Every couple of years the surviving members of the 1951 entry class gather for a boozy buffet lunch and nostalgia-fest. Most of us have done well enough — many in teaching, public service or industry (I’m the lone journalist). There is always a lot of teasing, usually good-natured, but often pretty barbed too. This summer I was on the receiving end. No complaints — I have long enjoyed winding up former classmates. But it was the nature of the jibes which hurt. I somehow assumed that we still had views and values in common.
I turned up sporting a T-shirt from the Falklands. “That’s bloody aggressive,” somebody said. “After all, the Falklands belong to Argentina, don’t they?” There seemed to be general agreement. When I said pompously, “I am really shocked that people like us should support aggression by a murderous gang of drunken fascistic, and incidentally anti-Semitic, military dictators, over the democratic wishes of the islanders,” I was regarded with bemusement.
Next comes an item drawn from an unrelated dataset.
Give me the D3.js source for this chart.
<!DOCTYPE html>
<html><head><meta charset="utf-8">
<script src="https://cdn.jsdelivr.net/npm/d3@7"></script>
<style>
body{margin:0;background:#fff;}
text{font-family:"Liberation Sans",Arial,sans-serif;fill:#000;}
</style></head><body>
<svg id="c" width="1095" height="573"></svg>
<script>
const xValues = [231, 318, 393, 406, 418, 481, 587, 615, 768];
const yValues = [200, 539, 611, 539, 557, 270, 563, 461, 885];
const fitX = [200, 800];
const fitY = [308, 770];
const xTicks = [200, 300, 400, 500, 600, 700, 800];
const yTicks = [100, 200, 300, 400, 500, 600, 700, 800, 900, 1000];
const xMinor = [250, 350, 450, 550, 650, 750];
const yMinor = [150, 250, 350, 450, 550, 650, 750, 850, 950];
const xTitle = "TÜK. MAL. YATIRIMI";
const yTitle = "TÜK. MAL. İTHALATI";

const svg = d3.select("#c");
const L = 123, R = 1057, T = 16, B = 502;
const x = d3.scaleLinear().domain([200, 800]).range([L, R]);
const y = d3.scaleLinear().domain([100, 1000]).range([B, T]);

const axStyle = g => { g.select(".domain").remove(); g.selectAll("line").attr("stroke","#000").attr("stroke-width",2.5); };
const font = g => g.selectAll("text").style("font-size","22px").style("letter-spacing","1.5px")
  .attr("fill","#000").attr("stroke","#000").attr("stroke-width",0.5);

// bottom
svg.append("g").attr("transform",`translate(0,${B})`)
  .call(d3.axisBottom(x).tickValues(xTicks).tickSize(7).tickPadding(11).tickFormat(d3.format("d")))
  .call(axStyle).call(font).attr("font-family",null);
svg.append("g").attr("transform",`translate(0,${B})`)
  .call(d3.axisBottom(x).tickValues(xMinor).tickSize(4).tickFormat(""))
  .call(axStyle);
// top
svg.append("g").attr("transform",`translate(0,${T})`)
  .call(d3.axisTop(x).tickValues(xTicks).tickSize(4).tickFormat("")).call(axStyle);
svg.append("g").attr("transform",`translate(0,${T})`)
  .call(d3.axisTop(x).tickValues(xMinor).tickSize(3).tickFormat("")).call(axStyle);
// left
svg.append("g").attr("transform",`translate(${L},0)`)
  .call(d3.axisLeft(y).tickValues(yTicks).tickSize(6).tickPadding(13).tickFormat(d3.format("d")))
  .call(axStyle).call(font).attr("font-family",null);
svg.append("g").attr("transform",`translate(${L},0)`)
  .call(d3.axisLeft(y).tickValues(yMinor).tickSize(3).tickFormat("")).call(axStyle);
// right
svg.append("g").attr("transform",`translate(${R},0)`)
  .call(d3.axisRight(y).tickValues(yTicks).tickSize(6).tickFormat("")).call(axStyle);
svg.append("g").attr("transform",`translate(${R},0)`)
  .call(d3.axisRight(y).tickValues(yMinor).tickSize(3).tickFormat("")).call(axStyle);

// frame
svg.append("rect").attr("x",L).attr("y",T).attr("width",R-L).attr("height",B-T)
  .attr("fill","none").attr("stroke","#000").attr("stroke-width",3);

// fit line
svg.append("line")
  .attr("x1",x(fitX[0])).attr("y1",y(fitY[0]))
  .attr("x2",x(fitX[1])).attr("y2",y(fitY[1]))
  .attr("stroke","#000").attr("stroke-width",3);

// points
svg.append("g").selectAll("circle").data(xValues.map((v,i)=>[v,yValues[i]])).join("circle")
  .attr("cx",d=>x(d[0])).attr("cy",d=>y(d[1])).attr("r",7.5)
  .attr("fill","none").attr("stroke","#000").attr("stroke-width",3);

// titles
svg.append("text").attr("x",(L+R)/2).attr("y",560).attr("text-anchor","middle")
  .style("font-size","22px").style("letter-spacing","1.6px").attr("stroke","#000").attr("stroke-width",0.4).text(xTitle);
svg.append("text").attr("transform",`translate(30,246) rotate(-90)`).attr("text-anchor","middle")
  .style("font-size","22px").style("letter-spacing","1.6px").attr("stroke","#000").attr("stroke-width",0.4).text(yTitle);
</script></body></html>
Moving rapidly on, a peacemaker asked who I wrote for now, after a decade with the Daily Mail. “A number of magazines and weeklies, including the Jewish Chronicle,” I replied. Whereupon some bright spark commented cheerfully, “Typical of you to find a publication more fascistic than the Mail.” Set aside the stupid slur on the Mail. I assume the JC’s crime was to give (very critical) support to Israel. I was shocked that a group with roots deep in the East End could so casually smear a mainstream Jewish publication for showing sympathy to the Jewish state.
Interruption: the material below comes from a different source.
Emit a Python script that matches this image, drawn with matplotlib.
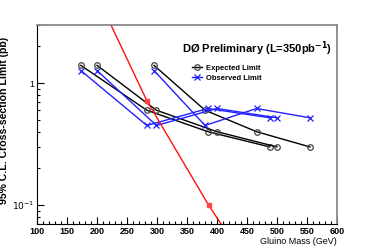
import matplotlib.pyplot as plt
from matplotlib.ticker import MultipleLocator, LogLocator, NullFormatter

plt.rcParams['font.family'] = ['Liberation Sans', 'DejaVu Sans']

# expected limits, three mass scans
exp_mass = [[173, 283, 385, 488],
            [200, 299, 400, 500],
            [295, 380, 466, 555]]
exp_limit = [[1.40, 0.60, 0.40, 0.30],
             [1.40, 0.60, 0.40, 0.30],
             [1.40, 0.60, 0.40, 0.30]]

# observed limits
obs_mass = [[173, 283, 385, 488],
            [200, 299, 400, 500],
            [295, 380, 466, 555]]
obs_limit = [[1.27, 0.45, 0.62, 0.52],
             [1.27, 0.45, 0.62, 0.52],
             [1.27, 0.45, 0.62, 0.52]]

# theory cross section
theory_mass = [218, 283, 386, 412]
theory_xsec = [3.4, 0.72, 0.10, 0.064]

fig = plt.figure(figsize=(3.74, 2.5), dpi=100)
ax = fig.add_axes([0.099, 0.104, 0.802, 0.796])

for i in range(len(exp_mass)):
    ax.plot(exp_mass[i], exp_limit[i], color='black', lw=1.0, marker='o', ms=4,
            mfc='none', mec='#444444', mew=0.9,
            label='Expected Limit' if i == 0 else None)
for i in range(len(obs_mass)):
    ax.plot(obs_mass[i], obs_limit[i], color='#2222ff', lw=1.0, marker='x', ms=4,
            mew=0.9, label='Observed Limit' if i == 0 else None)

ax.plot(theory_mass, theory_xsec, color='#ff1111', lw=1.0)
ax.plot(theory_mass[1:3], theory_xsec[1:3], ls='none', marker='s', ms=2.5,
        color='#ff4444')

ax.set_yscale('log')
ax.set_xlim(100, 600)
ax.set_ylim(0.07, 3)

ax.xaxis.set_major_locator(MultipleLocator(50))
ax.xaxis.set_minor_locator(MultipleLocator(10))
ax.yaxis.set_minor_locator(LogLocator(base=10, subs=range(2, 10)))
ax.yaxis.set_minor_formatter(NullFormatter())
ax.set_yticks([0.1, 1])
ax.set_yticklabels(['$10^{-1}$', '1'])

ax.tick_params(which='both', direction='in', top=False, right=False,
               labelsize=6.5, pad=2)
ax.tick_params(which='major', length=5, width=0.8)
ax.tick_params(which='minor', length=2.5, width=0.8)
for lab in ax.get_xticklabels():
    lab.set_fontweight('bold')

for s in ['top', 'right']:
    ax.spines[s].set_color('#888888')
    ax.spines[s].set_linewidth(1.3)
for s in ['left', 'bottom']:
    ax.spines[s].set_linewidth(0.8)

ax.set_xlabel('Gluino Mass (GeV)', fontsize=6.5, ha='right', x=1.0, labelpad=1)
ax.set_ylabel('95% C.L. Cross-section Limit (pb)', fontsize=7.6, fontweight='bold')
ax.yaxis.set_label_coords(-0.095, 0.52)

ax.text(0.983, 0.88, 'D\u00d8 Preliminary (L=350pb$^{\\mathbf{-1}}$)',
        transform=ax.transAxes, ha='right', va='center', fontsize=8,
        fontweight='bold')

leg = ax.legend(loc='upper left', bbox_to_anchor=(0.50, 0.83), frameon=False,
                fontsize=5.5, handlelength=1.3, handletextpad=0.5,
                borderpad=0.2, labelspacing=0.4)
for t in leg.get_texts():
    t.set_fontweight('bold')

fig.savefig('out.png', dpi=100)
Then came the killer: “I bet you voted UKIP in May.” “You bet I did,” I replied firmly, though not necessarily truthfully.
“But it has no policies except opposition to Europe and hatred of immigrants.” Much nodding of heads.
I pointed out that my mother’s family was German. My first wife was Greek, my second wife, though British-born, was half-Indian and half-German. “As for official UKIP policies,” I continued, “here are a couple. Renationalisation of the railways — way to the left of Labour. And a grammar school in every city and every town. Just like when we went to school.”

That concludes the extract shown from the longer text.